My friend Jonathan McIntosh has followed Jesus’ leading from the comforts of a significant staff position at The Journey in St. Louis (A29) into the raging sea of church planting.
For what it is worth, I am very proud of him.
In the process, he has produced what I believe is one of THE BEST church planting proposals that I have ever seen.
If you are a church planter who hasn’t yet planted, download this, print it out and rip it off. Just make sure you change his city to yours and his picture. Otherwise that might be awkward ; ).
Click HERE to get it.



Dustin – thanks for posting this. I’m grateful.
1. I have good church planting coaches. One, McKay Caston (http://mckaycaston.com/) was instrumental in helping me hammer this thing out.
2. And if anyone out there is looking for a new church plant to support…
ok devils advocate here.
I think the proposal is good.
But I for one don’t understand the exorbitant budget,
and through it I don’t get a sense of where the core people are going to come from (although that may be implicit since it’s a vision packet for launch team)
sorry to rain on the parade,
a fellow bloke who knows the ups and downs of planting.
These are great questions. You should contact Jonathan himself at jonathan@rethinkmission.org. I’m sure he’d be happy to answer.
Great post. And I loved the package.
One question that I have as a guy that is almost 3 years into planting a church (as a layman, with no outside help) is this; Most of the info on church planting that I find on the web is very slick. Now it may be the self-selecting minority effect, but it seems to me that a high degree of corelation exists between the tech savvyness of the planter & funding.
My expirience is that my wife & I invited a few friends to our house one Sunday evening 34 months ago & we now have several ministries & 40+ at our Sunday service. Total budget aprox 20k that was collected at our meetings.
So we waited aver a year to buy a (cheap) sound system. We had no sign for 24 months, and we woud have stopped meeting months ago if we had not been able to make great deals on our rent.
So since I have no tech skills, how do I advance to the next level? We are in a city of great need. No other reformed church exists that has not compromised in a major way (mainline denomination) or that is anti-missional (evangelical mainstream). I know that God wants a reformed church in this city, nut I can’t put that kind of package together.
The fundraising does not scare me. I am a salesman by trade & a former funraiser. However when I raised $ for a living I had staff that did all of “that stuff”.
Do you know of any way that I can translate our vision into a matketable format that will help us reach outside of our group to obtain the resources to grow?
peace.
Wayne – I don’t think it’s an exorbitant budget at all.

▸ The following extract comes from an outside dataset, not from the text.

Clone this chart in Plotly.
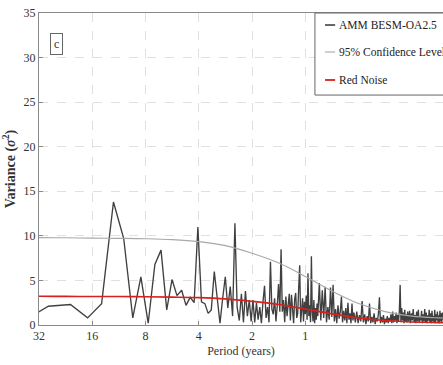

Of course, it all depends on perspective and on what you want you are trying to accomplish as a planter. Most likely, a highly incarnational approach with a bi-vocational pastor wouldn’t require this budget. Of course, the “large launch” guys look at my budget and to them it looks slim. 200k is normal for year 1 if that includes more than one salary, facilities, promo and other launch costs. (BTW, potential churches and team members can have access to the budget – they just have to ask.)

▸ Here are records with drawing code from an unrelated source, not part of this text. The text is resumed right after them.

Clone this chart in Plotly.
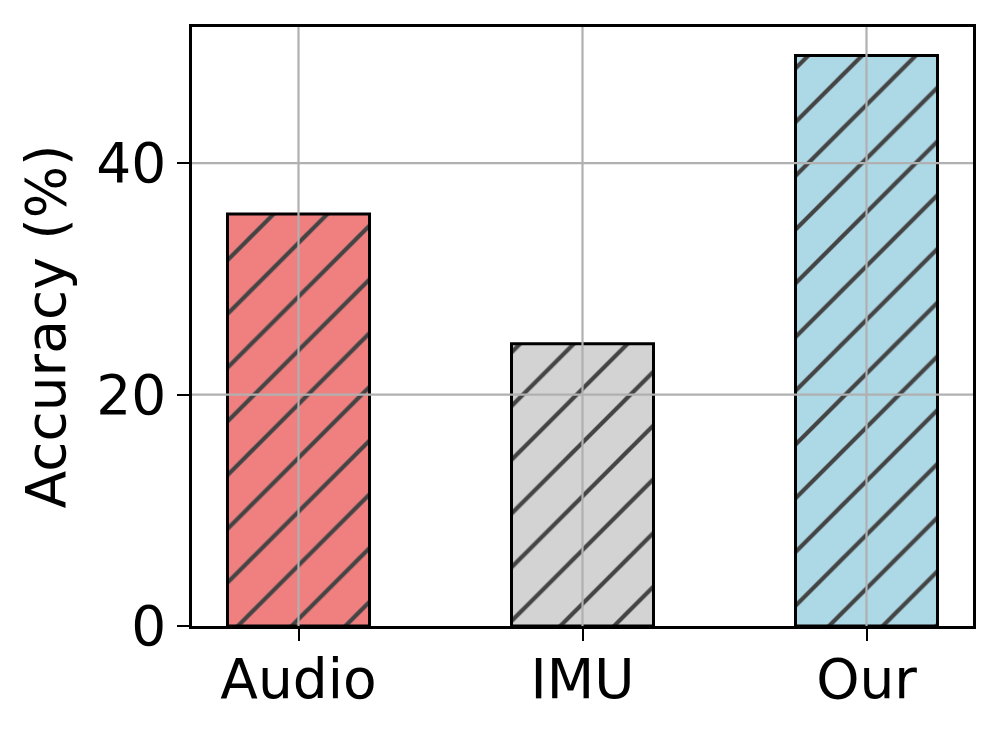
import plotly.graph_objects as go

# data
methods = ["Audio", "IMU", "Our"]
accuracy = [35.6, 24.4, 49.3]
bar_colors = ["#F08080", "#D3D3D3", "#ADD8E6"]
y_ticks = [0, 20, 40]

fig = go.Figure()
fig.add_trace(go.Bar(
    x=methods, y=accuracy, width=0.5,
    marker=dict(
        color=bar_colors,
        line=dict(color="black", width=3),
        pattern=dict(shape="/", fgcolor="black", fgopacity=1, size=38, solidity=0.11),
    ),
    showlegend=False,
))

# grid lines on top of the bars, like the original
grid = dict(color="#b0b0b0", width=2.2)
for m in methods:
    fig.add_shape(type="line", xref="x", yref="paper", x0=m, x1=m, y0=0, y1=1,
                  line=grid, layer="above")
for t in y_ticks[1:]:
    fig.add_shape(type="line", xref="paper", yref="y", x0=0, x1=1, y0=t, y1=t,
                  line=grid, layer="above")

font = dict(family="DejaVu Sans", size=55, color="black")
fig.update_layout(
    width=997, height=731,
    margin=dict(l=184, r=32, t=19, b=113),
    plot_bgcolor="white", paper_bgcolor="white",
    font=font,
)
fig.update_xaxes(
    range=[-0.375, 2.375], showgrid=False, automargin=False,
    showline=True, linecolor="black", linewidth=2.5, mirror=True,
    ticks="outside", ticklen=12, tickwidth=2, tickcolor="black",
    ticklabelstandoff=-9,
    layer="above traces",
)
fig.update_yaxes(
    range=[0, 51.76], tickvals=y_ticks, showgrid=False, zeroline=False,
    automargin=False,
    showline=True, linecolor="black", linewidth=2.5, mirror=True,
    ticks="outside", ticklen=12, tickwidth=2, tickcolor="black",
    title=dict(text="Accuracy (%)", standoff=14, font=dict(size=55)),
    layer="above traces",
)

fig.write_html("out.html")
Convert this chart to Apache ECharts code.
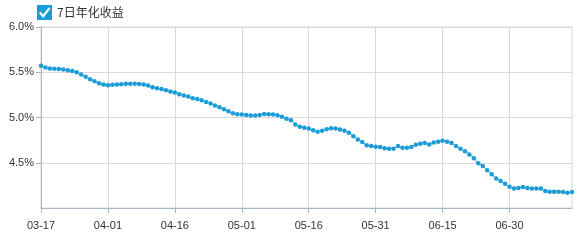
<!DOCTYPE html>
<html><head><meta charset="utf-8">
<script src="https://cdn.jsdelivr.net/npm/echarts@6/dist/echarts.min.js"></script>
<style>html,body{margin:0;padding:0;background:#fff}#c{width:583px;height:240px}</style>
</head><body><div id="c"></div>
<script>
var seriesName = '7日年化收益';
var dates = [
'03-17','03-18','03-19','03-20','03-21','03-22','03-23','03-24','03-25','03-26','03-27','03-28','03-29','03-30','03-31',
'04-01','04-02','04-03','04-04','04-05','04-06','04-07','04-08','04-09','04-10','04-11','04-12','04-13','04-14','04-15',
'04-16','04-17','04-18','04-19','04-20','04-21','04-22','04-23','04-24','04-25','04-26','04-27','04-28','04-29','04-30',
'05-01','05-02','05-03','05-04','05-05','05-06','05-07','05-08','05-09','05-10','05-11','05-12','05-13','05-14','05-15',
'05-16','05-17','05-18','05-19','05-20','05-21','05-22','05-23','05-24','05-25','05-26','05-27','05-28','05-29','05-30',
'05-31','06-01','06-02','06-03','06-04','06-05','06-06','06-07','06-08','06-09','06-10','06-11','06-12','06-13','06-14',
'06-15','06-16','06-17','06-18','06-19','06-20','06-21','06-22','06-23','06-24','06-25','06-26','06-27','06-28','06-29',
'06-30','07-01','07-02','07-03','07-04','07-05','07-06','07-07','07-08','07-09','07-10','07-11','07-12','07-13','07-14'
];
var yields = [
5.571,5.552,5.542,5.540,5.535,5.530,5.522,5.515,5.500,5.474,5.450,5.423,5.401,5.379,5.365,
5.357,5.361,5.365,5.368,5.372,5.374,5.374,5.371,5.365,5.353,5.333,5.322,5.315,5.300,5.286,
5.275,5.256,5.242,5.231,5.212,5.205,5.190,5.172,5.154,5.132,5.113,5.091,5.069,5.047,5.036,
5.033,5.029,5.022,5.022,5.028,5.040,5.037,5.033,5.026,5.008,4.986,4.970,4.923,4.897,4.886,
4.879,4.860,4.843,4.854,4.871,4.882,4.879,4.868,4.854,4.832,4.794,4.758,4.729,4.692,4.685,
4.678,4.674,4.660,4.656,4.656,4.685,4.667,4.667,4.674,4.700,4.711,4.718,4.703,4.725,4.733,
4.744,4.733,4.718,4.685,4.656,4.626,4.590,4.550,4.495,4.465,4.418,4.374,4.326,4.297,4.267,
4.234,4.216,4.220,4.231,4.220,4.216,4.216,4.216,4.187,4.179,4.179,4.179,4.176,4.168,4.176
];
var yMin = 4.0, yMax = 6.0, yStep = 0.5;

var blue = '#1a9cd8';
var checkSvg = "<svg xmlns='http://www.w3.org/2000/svg' width='30' height='30' viewBox='0 0 15 15'><rect x='0' y='0' width='15' height='15' fill='" + blue + "'/><path d='M2.8 7.6 L6.2 11.2 L12.6 2.8' stroke='white' stroke-width='2.2' fill='none'/></svg>";
var iconUrl = 'image://data:image/svg+xml;charset=utf-8,' + encodeURIComponent(checkSvg);

var chart = echarts.init(document.getElementById('c'), null, {renderer: 'canvas'});
chart.setOption({
  animation: false,
  legend: {
    left: 32, top: 0, itemWidth: 15, itemHeight: 15, itemGap: 6,
    data: [{name: seriesName, icon: iconUrl}],
    textStyle: {fontSize: 12, color: '#333', fontFamily: '"Noto Sans CJK SC", sans-serif'}
  },
  grid: {left: 41, right: 11, top: 27, bottom: 32, show: true, borderColor: '#ddd6de', borderWidth: 1, containLabel: false},
  xAxis: {
    type: 'category', data: dates, boundaryGap: false,
    axisLine: {lineStyle: {color: '#a9b6c6'}},
    axisTick: {interval: 14, length: 5, lineStyle: {color: '#a9b6c6'}},
    axisLabel: {interval: 14, color: '#333', fontSize: 11, fontFamily: 'Liberation Sans, Arial', margin: 12},
    splitLine: {show: true, interval: 14, lineStyle: {color: '#ddd6de'}}
  },
  yAxis: {
    type: 'value', min: yMin, max: yMax, interval: yStep,
    axisLine: {show: true, lineStyle: {color: '#a9b6c6'}},
    axisTick: {show: true, length: 5, lineStyle: {color: '#a9b6c6'}},
    axisLabel: {showMinLabel: false, color: '#333', fontSize: 11, fontFamily: 'Liberation Sans, Arial', margin: 7,
      formatter: function (v) { return v.toFixed(1) + '%'; }},
    splitLine: {show: true, lineStyle: {color: '#ddd6de'}}
  },
  series: [{
    name: seriesName, type: 'line', data: yields, smooth: true,
    symbol: 'circle', symbolSize: 4.5, showAllSymbol: true,
    itemStyle: {color: blue}, lineStyle: {color: blue, width: 1}
  }]
});
</script></body></html>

As to where the core group comes from – this document doesn’t line that out… it only hints at it (Renewal projects, etc.) I believe that a church planter needs gathering and evangelism skills in their gift mix. If you’d like to talk more about gathering a initial launch team – let me know. Thanks for touching base.
The Truth – While I know from experience how funny Landover Baptist Church can be – I wouldn’t quite call them a “resource.”
Kevin – is there a pastor you could connect with in your area that might be a resource to you as a bi-vocational pastor? When I was at The Journey in St. Louis – we loved to honor bi-vocational guys and help them through relational coaching. Anyone around that knows your context fairly well that would love to help think through practical next steps?
In my world – if there is an Acts 29, Converge, or newer PCA church anywhere near by – those pastors generally love to connect with missional pastors in their areas.
Let me know if you want me to help pair you with someone.
-JMac
Kevin,
I am encouraged to hear about your situation, thought I know that does not help you at all.
I am in rural (what is not rural about) Iowa, where the description you gave fits my scenario as well. A29 church planters have both told me to shut down and also keep going. Lots of mixed advice because it is not cut-and-dry as a bi-vocational pastor.
I heard a sermon a long time ago by Eric Mason about fund raising and being bi-vocational. I have not seen or heard much else from the Acts 29 guys about this because it is true: when you work for a living and then do church ‘on the side’ it is very, very difficult.
A benefit: you never ever get blamed for being lazy by members of your church who think church planting and pastoring is not work. You have an incredible ability to relate to those around you without appearing “professional.”
With that in mind, would I take full-time salary? You bet.
Rejoice in your situation and enjoy the unique trials which come from being “hybrid” or “non-traditional.” The book of Acts documents the lives and trials of under- and un-funded church planters, I think.